So, I’m back from a week in Japan, except my mind still thinks I’m on the other side of the planet, refusing to let me sleep at the usual time. I was over there just long enough to almost get adapted to their time zone, only to turn around and come right back.

The outbound flight was roughly 14 hours. I left in the late morning on Saturday and got into Narita on Sunday afternoon. During the flight I read the first 450 pages or so of The Outsider, King’s forthcoming novel. Slept a little, but not a lot. Took the Narita Express in to Shinjuku, where I spent the night in a little hotel that was apparently on the edge of one of Tokyo’s red light districts. It’s hard to tell. There’s no shortage of sex parlors in that city. Monday was a national holiday, so I spent the day wandering around until it was time to head out to the western side of the city, where I spent the next three days in meetings.

It was cold over there. Below freezing at night and barely above in the day time. I saw the remnants of their recent snowfall on some streets. We were entertained by our hosts one evening at a Korean Shabu-Shabu restaurant. You get a pan with two different kinds of boiling liquid (one mostly flavorless, the other sesame) and racks of very thinly sliced meats (we got marbled beef and pork, thankfully none of the tongue that seems to be popular at these places) that you cook in the boiling liquid. Vegetables, too, so that ultimately you end up making a kind of brothy soup.

I knew from my daughter that Star Trek Discovery, the new series set before the original Star Trek, which is only available in the US if you pay to subscribe to CBS’s online service, is free on Netflix, so I binged through the entire season, often at 3 am when I was wide awake due to the time change. The final episode of the season dropped a few days before I left, so I was able to see the whole thing.

It’s an interesting show. Much, much harder on its main characters than any of the other series. There’s a lot of duplicity. You never know who to trust, nor who is going to survive. Main characters get killed. Main characters commit treason. Main characters cause galactic wars. My biggest problem with the show was in wrapping my head around the technology. Because film has progressed so much since the original series, everything looks much more modern than it did, but some tech was used in ways that Captain Kirk and his team never did. There was a fair amount of teleporting within the ship, for example, and I don’t remember ever seeing that on TOS or TNG. The computer and one character have a debate about the ethics of her instructions, which seemed more advanced than the older shows. In some ways, the show felt more like Doctor Who than Star Trek. But I liked it and look forward to seeing where it goes in season 2. I just hope I don’t have to go all the way to Japan to see it.

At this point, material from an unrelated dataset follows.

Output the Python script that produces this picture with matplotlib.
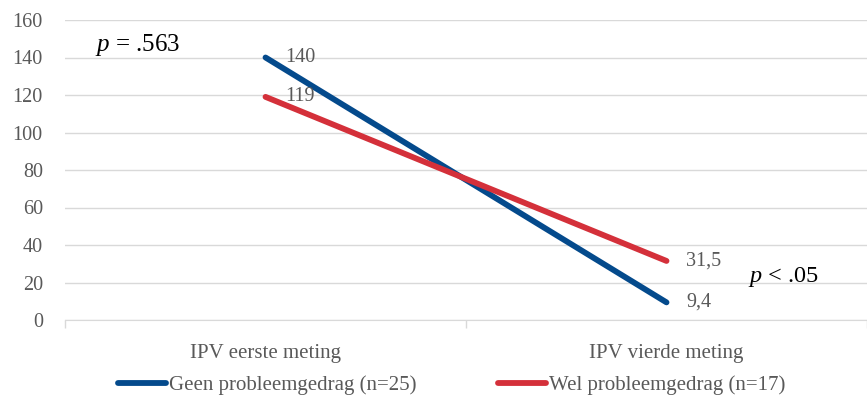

At the end of meetings on the third day, I relocated to the hotel airport, and what a pleasant surprise that was. I got upgraded to a junior suite for free (huge, massive, compared to most Japanese hotels), got free drink and meal discount coupons, and they let me check out late, which was good because my flight was late in the afternoon. On the eleven hour flight back (gotta love those shorter return journeys), I watched videos rather than read, and slept a fair amount. I watched War for the Planet of the Apes, which I’ve been trying to get to for a while. I’ve been enjoying these reimagined films, and like seeing all the places where they call back to the original films, in this case mostly Battle for the Planet of the Apes. All the little echoes from that earlier film. Then I watched most of Season 1 of Veep, which I’ve never seen before. Obviously satire, but it demonstrates how impotent the role of the Vice President can be…until it isn’t.

Which segues into the movie we saw last weekend after I got home: LBJ, starring Woody Harrelson as Lyndon Johnson, directed by Rob Reiner. Who would ever have imagined casting Woody as Johnson, but it was a good choice and it was probably Harrelson’s best performance ever. He disappears into the part, mostly. I confess I didn’t know that much about LBJ’s presidency, not even what his legacy was, so I found the film interesting from that perspective. They only skimmed over some of his more colorful aspects (his habit of consulting with his staff while sitting on the toilet with the door open) and didn’t get into the Vietnam war issues. It focuses mostly on the JFK assassination and Johnson’s decision to embrace Kennedy’s initiatives and see them through. Decent film.